I didn’t think much about permissions until I started noticing how often they quietly decide outcomes. Not in an obvious way. More like a pattern you catch late. Two businesses can be in the same sector, similar funding, similar plans… and still move at completely different speeds. One gets approvals lined up early and keeps going. The other keeps circling back, proving the same things again and again.
It’s easy to describe that as bureaucracy and move on. But after a while it starts to feel more structural than accidental. Especially in regions where large-scale growth is already funded. The Middle East isn’t short on capital. That part is clear. What’s less visible is how access to that capital actually works once you step inside the system.

There’s a layer in between that doesn’t get discussed much. It’s not money, not policy, not even infrastructure in the usual sense. It’s permission. Who is allowed to receive, to execute, to participate. And more importantly, how often that permission has to be rechecked.
That’s where $SIGN starts to look different, at least from how most crypto infrastructure is framed. It’s not trying to move capital faster in the usual way. It’s trying to make the conditions around capital easier to verify and reuse. The system uses something called attestations, which sounds technical but isn’t that complicated. It’s basically a signed proof that a claim is valid. A compliance check, an approval, an eligibility condition. Once created, it can be checked again without starting over.
The interesting part isn’t that these proofs exist. Systems already create records all the time. The difference is whether those records actually travel. In most cases, they don’t. A compliance approval in one system doesn’t automatically mean anything in another. So the same process gets repeated. Not because it has to, but because there’s no shared way to trust what already exists.

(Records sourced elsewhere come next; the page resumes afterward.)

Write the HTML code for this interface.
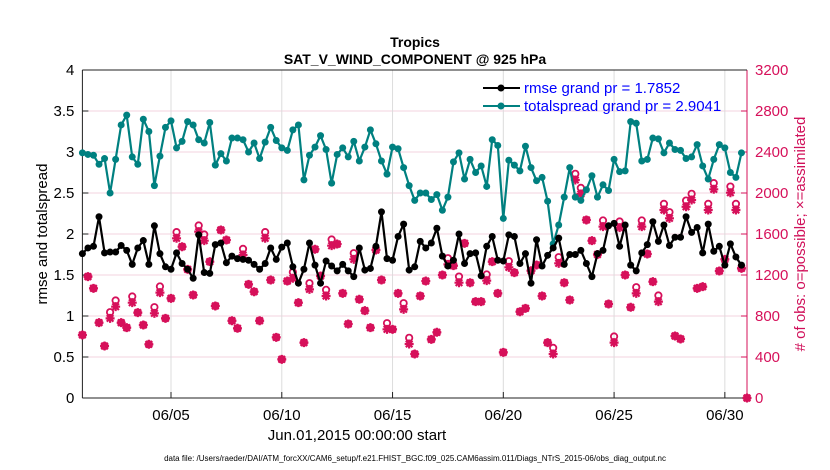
<!DOCTYPE html>
<html><head><meta charset="utf-8"><style>
body{margin:0;background:#fff;}
svg{display:block;font-family:"Liberation Sans",Arial,sans-serif;}
</style></head><body>
<svg id="chart" width="830" height="470" viewBox="0 0 830 470">
<text x="415" y="47" text-anchor="middle" font-size="14" font-weight="bold">Tropics</text>
<text x="415" y="64" text-anchor="middle" font-size="14" font-weight="bold">SAT_V_WIND_COMPONENT @ 925 hPa</text>
<g id="grid"></g>
<g id="axes"></g>
<g id="series"></g>
<text transform="translate(47,234) rotate(-90)" text-anchor="middle" font-size="15">rmse and totalspread</text>
<text transform="translate(805,234) rotate(-90)" text-anchor="middle" font-size="15" fill="#d0105a"># of obs: o=possible; ×=assimilated</text>
<text x="357" y="440" text-anchor="middle" font-size="15">Jun.01,2015 00:00:00 start</text>
<text x="415" y="461" text-anchor="middle" font-size="8">data file: /Users/raeder/DAI/ATM_forcXX/CAM6_setup/f.e21.FHIST_BGC.f09_025.CAM6assim.011/Diags_NTrS_2015-06/obs_diag_output.nc</text>
<g>
<line x1="483" y1="88" x2="520" y2="88" stroke="#000" stroke-width="2"/><circle cx="501" cy="88" r="3.5" fill="#000"/>
<text x="524" y="93" font-size="15" fill="#0000ff">rmse grand pr = 1.7852</text>
<line x1="483" y1="106" x2="520" y2="106" stroke="#008080" stroke-width="2"/><circle cx="501" cy="106" r="3.5" fill="#008080"/>
<text x="524" y="111" font-size="15" fill="#0000ff">totalspread grand pr = 2.9041</text>
</g>
</svg>
<script>
const rmse=[1.76,1.83,1.85,2.21,1.77,1.78,1.78,1.86,1.80,1.63,1.83,1.92,1.63,2.10,1.76,1.60,1.57,1.77,1.64,1.57,1.46,1.99,1.53,1.52,1.87,1.89,1.65,1.73,1.70,1.69,1.68,
1.63,1.57,1.64,1.83,1.69,1.84,1.89,1.60,1.40,1.57,1.89,1.62,1.40,1.67,1.61,1.55,1.63,1.55,1.48,1.83,1.56,1.58,1.85,2.27,1.70,1.68,1.97,2.12,1.56,1.60,
1.91,1.83,1.89,2.07,1.73,1.61,1.68,2.00,1.64,1.76,1.77,1.49,1.85,1.97,1.68,1.67,1.99,1.97,1.64,1.76,1.40,1.93,1.61,1.74,1.83,1.95,1.63,1.75,1.75,1.80,
1.64,1.48,1.76,1.80,2.10,2.13,1.85,2.11,1.62,1.55,1.77,1.87,2.15,1.91,2.11,1.86,1.96,1.96,2.21,2.02,2.08,1.77,2.12,1.79,1.85,1.62,1.88,1.72,1.62];
const spread=[2.99,2.97,2.96,2.85,2.92,2.50,2.91,3.33,3.45,2.94,2.85,3.40,3.25,2.59,2.95,3.30,3.38,3.05,3.13,3.37,3.33,3.15,3.11,3.36,2.84,2.98,2.89,3.17,3.17,3.15,3.00,
3.11,2.92,3.12,3.30,3.14,3.05,3.02,3.27,3.33,2.66,2.96,3.06,3.20,3.03,2.62,2.97,3.05,2.94,3.13,2.89,3.06,3.27,3.10,2.89,2.73,3.06,3.04,2.81,2.59,2.41,
2.50,2.50,2.42,2.48,2.29,2.45,2.88,2.99,2.67,2.91,2.75,2.83,2.58,3.15,3.08,2.19,2.90,2.84,2.77,3.07,2.81,2.65,2.69,2.40,1.88,2.11,2.45,2.81,2.45,2.41,
2.54,2.71,2.45,2.60,2.53,2.91,2.76,2.77,3.37,3.35,2.89,2.91,3.17,3.16,2.99,3.11,3.03,3.02,2.92,2.94,3.09,2.83,2.67,2.91,3.09,3.05,2.75,2.69,2.99];
const nAssim=[615,1184,1070,735,507,777,891,735,686,930,833,712,524,826,1028,777,972,1558,1476,1255,1005,1623,1535,1330,898,1639,1541,754,680,1395,1109,
1037,754,1558,1151,592,377,1141,1168,930,540,1060,1451,1190,995,1486,1502,1021,722,1353,963,852,686,1444,1151,670,670,1021,865,527,429,
995,1141,572,641,1200,1304,1291,1125,1509,1125,940,940,1145,1330,1021,445,1275,1223,842,875,1242,1298,995,540,429,1314,1125,956,2127,
1990,1737,1535,1400,1672,917,540,1662,1200,885,1021,1672,1405,1135,940,1834,1753,605,576,1866,1932,1070,1086,1834,2036,1239,1353,2003,1834,1265,0];
const nPoss=[615,1184,1070,735,507,837,951,735,686,990,833,712,524,886,1088,777,972,1618,1476,1255,1005,1683,1595,1330,898,1639,1541,754,680,1455,1109,
1037,754,1618,1151,592,377,1141,1228,930,540,1120,1451,1190,1055,1546,1502,1021,722,1413,963,852,686,1444,1151,730,670,1021,925,587,429,
995,1141,572,641,1200,1364,1291,1185,1509,1125,940,940,1205,1330,1021,445,1335,1223,842,875,1242,1298,995,540,489,1374,1125,956,2187,
2050,1737,1535,1400,1732,917,600,1722,1200,885,1081,1732,1405,1135,1000,1894,1813,605,576,1926,1992,1070,1086,1894,2096,1239,1353,2063,1894,1265,0];
const yTicks=[0,0.5,1,1.5,2,2.5,3,3.5,4];
const y2Ticks=[0,400,800,1200,1600,2000,2400,2800,3200];
const xTickDays=[4,9,14,19,24,29];
const xTickLabels=["06/05","06/10","06/15","06/20","06/25","06/30"];

const NS="http://www.w3.org/2000/svg";
const L=82.4,R=747,T=70,B=398,DAYS=30;
const xs=d=>L+(R-L)*d/DAYS;
const ys=v=>B-(B-T)*v/4;
const ys2=v=>B-(B-T)*v/3200;
const PINK="#d6105a";
function mk(tag,attrs,parent){const e=document.createElementNS(NS,tag);for(const k in attrs)e.setAttribute(k,attrs[k]);parent.appendChild(e);return e;}
const grid=document.getElementById('grid'),axes=document.getElementById('axes'),ser=document.getElementById('series');
yTicks.forEach((t,i)=>{
  const y=ys(t);
  if(i>0&&i<yTicks.length-1){const g=mk('line',{x1:L,x2:R,y1:y,y2:y,stroke:'#f3d3df','stroke-width':1},grid);
  
  }
  mk('line',{x1:L,x2:L+6,y1:y,y2:y,stroke:'#222'},axes);
  const tx=mk('text',{x:L-8,y:y+5,'text-anchor':'end','font-size':15},axes);tx.textContent=t;
  
  
});
y2Ticks.forEach(t=>{
  const y=ys2(t);
  mk('line',{x1:R-6,x2:R,y1:y,y2:y,stroke:PINK},axes);
  const tx=mk('text',{x:R+8,y:y+5,'font-size':15,fill:PINK},axes);tx.textContent=t;
  
  
});
xTickDays.forEach((d,i)=>{
  const x=xs(d);
  const g=mk('line',{x1:x,x2:x,y1:T,y2:B,stroke:'#dcdcdc'},grid);
  
  
  mk('line',{x1:x,x2:x,y1:B-6,y2:B,stroke:'#222'},axes);
  const tx=mk('text',{x:x,y:B+22,'text-anchor':'middle','font-size':15},axes);tx.textContent=xTickLabels[i];
  
  
});
mk('line',{x1:L,x2:L,y1:T,y2:B,stroke:'#222'},axes);
mk('line',{x1:L,x2:R,y1:B,y2:B,stroke:'#222'},axes);
mk('line',{x1:R,x2:R,y1:T,y2:B,stroke:PINK},axes);
mk('line',{x1:L,x2:R,y1:T,y2:T,stroke:'#222'},axes);

// obs markers
nAssim.forEach((v,i)=>{
  const x=xs(i*0.25), y=ys2(v), yp=ys2(nPoss[i]);
  const c=mk('circle',{cx:x,cy:yp,r:3.2,fill:'none',stroke:PINK,'stroke-width':1.8},ser);
  
  
  const s=mk('path',{d:`M${x-4.5},${y}H${x+4.5}M${x},${y-4.5}V${y+4.5}M${x-3.3},${y-3.3}L${x+3.3},${y+3.3}M${x-3.3},${y+3.3}L${x+3.3},${y-3.3}`,stroke:PINK,'stroke-width':2.2},ser);
  
  
});
function line(arr,color,name){
  const pts=arr.map((v,i)=>xs(i*0.25).toFixed(1)+','+ys(v).toFixed(1)).join(' ');
  const p=mk('polyline',{points:pts,fill:'none',stroke:color,'stroke-width':2.2,'stroke-linejoin':'round'},ser);
  
  
  arr.forEach((v,i)=>{
    const c=mk('circle',{cx:xs(i*0.25),cy:ys(v),r:3.5,fill:color},ser);
    
    
  });
}
line(spread,'#008080','totalspread');
line(rmse,'#000000','rmse');
</script>
</body></html>
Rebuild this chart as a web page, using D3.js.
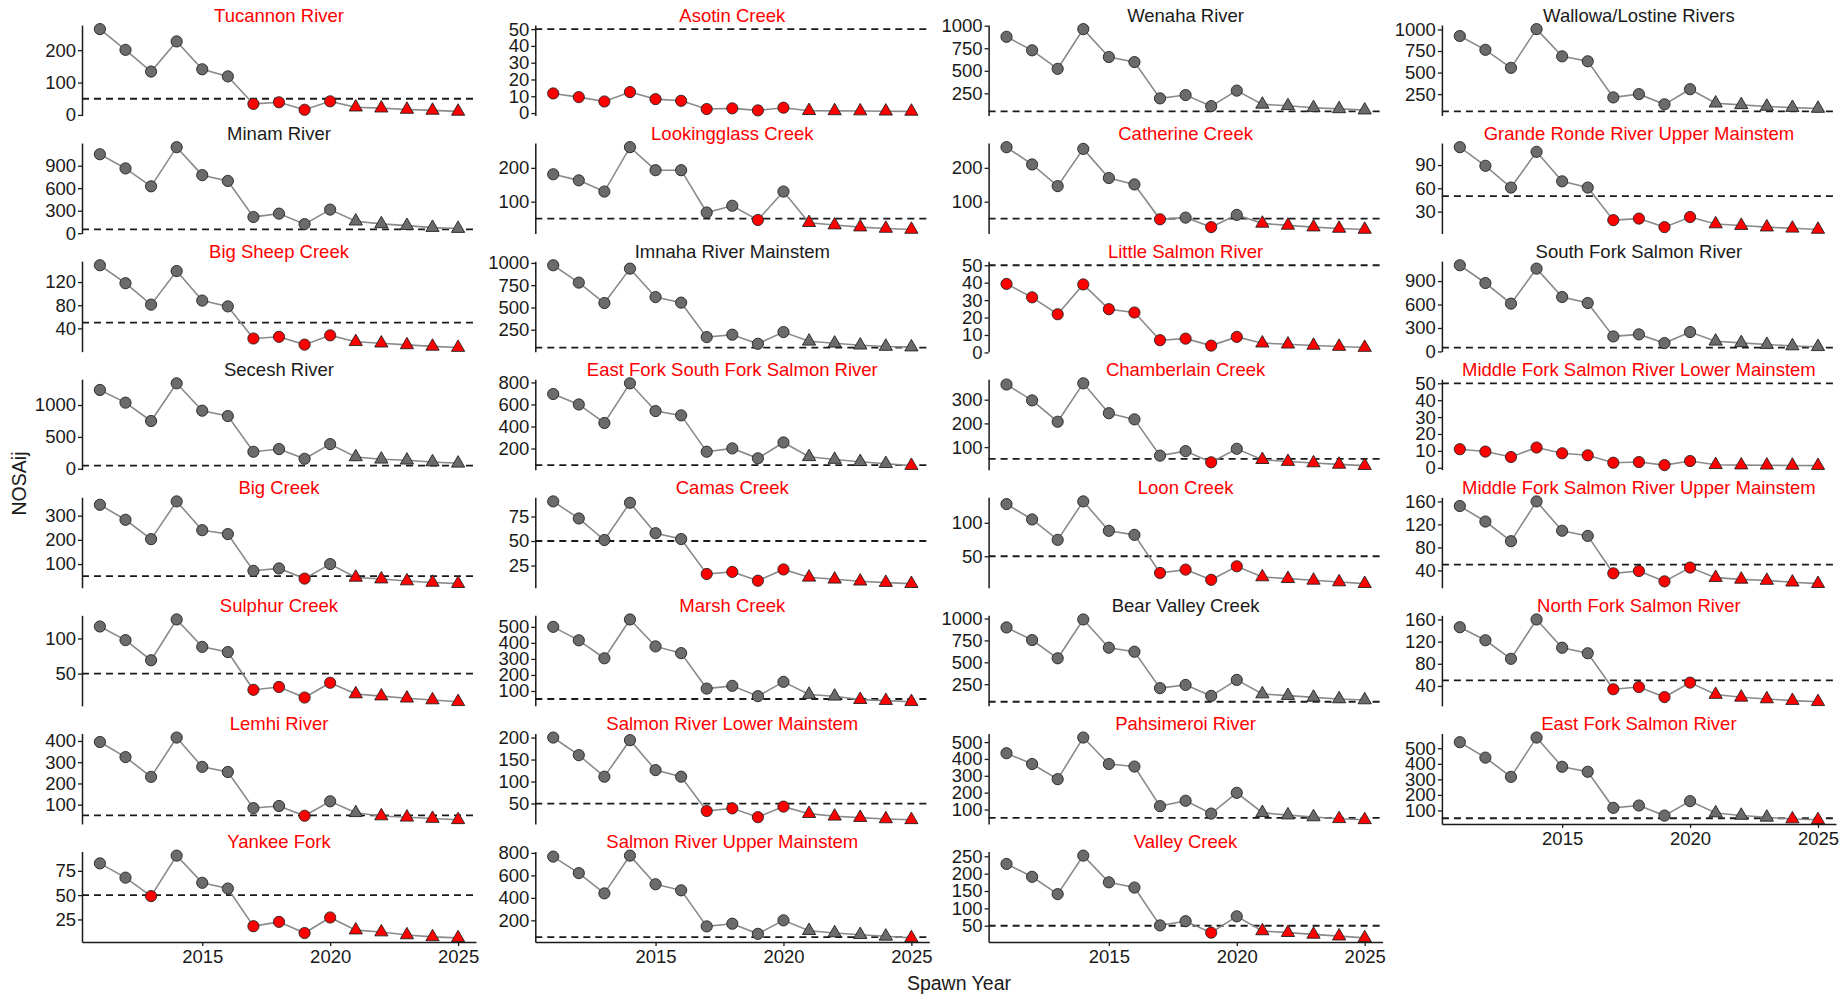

And that repetition adds up. Not immediately. It’s not like a visible fee. More like friction that spreads across timelines. A delayed approval here, a revalidation there. Projects don’t stop, but they slow down. Over time, that slowdown shapes who succeeds and who doesn’t.
I’ve started thinking of it less as a capital problem and more as a verification problem. Capital is often ready. What’s not ready is the system’s confidence that you’re allowed to use it. That confidence has to be rebuilt again and again.
$SIGN seems to be built around reducing that loop. It acts as an evidence layer, which is just a way of saying it keeps track of what was approved, by whom, and under what conditions, in a way that others can check later. Not perfectly, not universally, but more consistently than fragmented systems.
If that works, even partially, the effect isn’t dramatic. It’s gradual. Permissions start behaving differently. They stop being one-time gates and start becoming reusable signals. And once that happens, the advantage shifts slightly. Not toward who has more capital, but toward who can carry their eligibility forward without resetting it every time.
There’s something similar happening, in a much smaller way, on platforms like Binance Square. You can post consistently, but if the system doesn’t recognize your signals—engagement, relevance, timing—you stay invisible. The people who move faster aren’t always the most skilled. They’re the ones who understand how the system verifies credibility. It’s not about effort alone. It’s about alignment with how proof is interpreted.
Scale that idea up to sovereign systems, and it gets more complicated. Different agencies, different rules, different levels of trust. Getting them to rely on shared proofs instead of isolated checks isn’t just a technical shift. It changes how responsibility is distributed. Who trusts whose approval. Who is accountable if something goes wrong.
And that’s where I’m still unsure. Because the system only works if those proofs are actually reused. If attestations are created and then ignored, nothing really changes. You just end up with more data, not less friction. The whole model depends on repetition, not of the checks, but of the usage.
There’s also a timing issue. The benefits here don’t show up immediately. Saving one verification step doesn’t feel like much. Saving hundreds across interconnected systems starts to matter, but only after the network is already in motion. Getting to that point requires adoption that isn’t always easy to coordinate.
Still, the direction makes sense in a quiet way. Economic growth isn’t just about injecting capital. It’s about how smoothly that capital can move through layers of permission. And those layers are getting more complex, not less.

What I keep coming back to is this: we tend to think of capital as the main driver of growth because it’s visible, measurable, easy to track. But permissions are harder to see. They sit in processes, approvals, conditions. Yet they shape the path just as much, sometimes more.
If $SIGN works, even partially, it doesn’t replace capital. It changes how capital is unlocked. And that shift is subtle enough that most people might not notice it at first. But over time, it could be the difference between systems that move because they’re funded, and systems that move because they’re allowed to.